Week Three: Co-teaching

For week three, I co-taught for the first time. I was pretty nervous, though not nearly as nervous as I thought I would be. The night before, I observed Karlie teaching a different section, and we met afterwards to discuss our lesson plan. We decided that I would start by explaining Boolean operators and then do a Scout tutorial using the section theme. I tend to get extremely nervous the first time I do something, but it went much better than I anticipated. The things I’ll fix for next time are pretty minor overall. I want to make sure I don’t talk too quickly or slowly. When explaining Scout, I’d like to explain things in a slightly different order next time, one that I feel makes more sense. I think that the biggest achievement of this week was diving into teaching, and gaining confidence. Flashing back to week one, Sara’s advice to focus on the concept (searching/narrowing) rather than the tool (Scout) was spot-on. I really feel that using that approach is what eliminated a lot of nerves.

Week Two: Observing

For week two, I had the opportunity to observe three different instructors as they taught EN102/103 session ones. Immediately, I made the decision that I would attend each and every session I could, even as I get well into co-teaching and solo teaching myself. I expected that I would be more nervous, seeing what I would soon be facing myself, but I actually felt much better after each session I observed. Two major things stood out to me. Firstly, I was impressed with how much innovation and individuality can be added into each session. Each of the three instructors had very different approaches, exercises and style, but the students all came out of the sessions understanding the same concepts. Secondly, it was a major relief to see that the anxieties of the instructor weren’t noticeable to me, much less to the EN102/103 students. When they would say to me afterwards “I didn’t love this part”, “I would switch it to this thing”, etc., I was surprised, because the class had been seamless from my perspective.

Week One: Preparing a Demo

For our first meeting, we each had to prepare a 5 minute demo on how to search Scout. Predictably, being the first week, things did not go nearly as smoothly as I would have preferred.

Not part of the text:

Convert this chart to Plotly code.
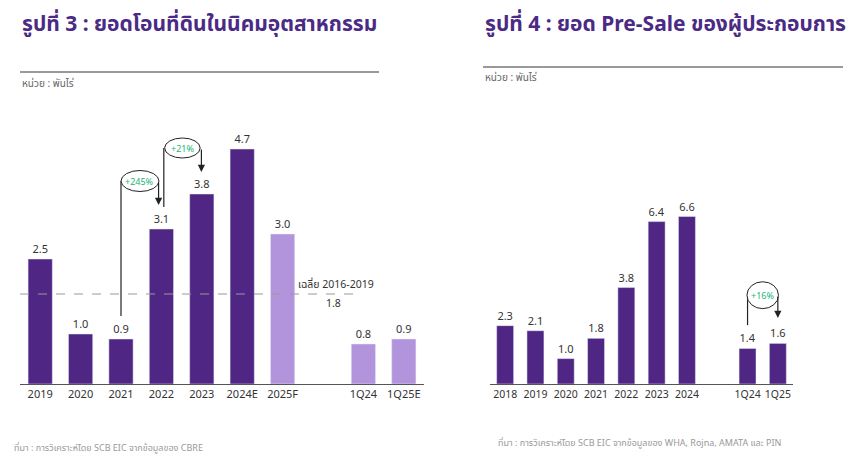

However, it ended up being extremely educational because I learned a lot of important tips that will serve me as an instructional librarian. First of all, my biggest problem was that I had prepared an exact search pattern. When the results didn’t pull up exactly how I anticipated, I panicked. As Sara pointed out to me though, it was a very important lesson in making sure that I understand the concepts and am flexible instead of sticking so closely to a particular plan. Plans often fall apart, especially plans depending on an ever-changing resource like Scout. The other lesson I learned was a bit more abstract. I had been so focused on demoing a tutorial for Scout that I kept my vision narrow. In reality, I should have had the focus be on searching as a concept with Scout as the tool.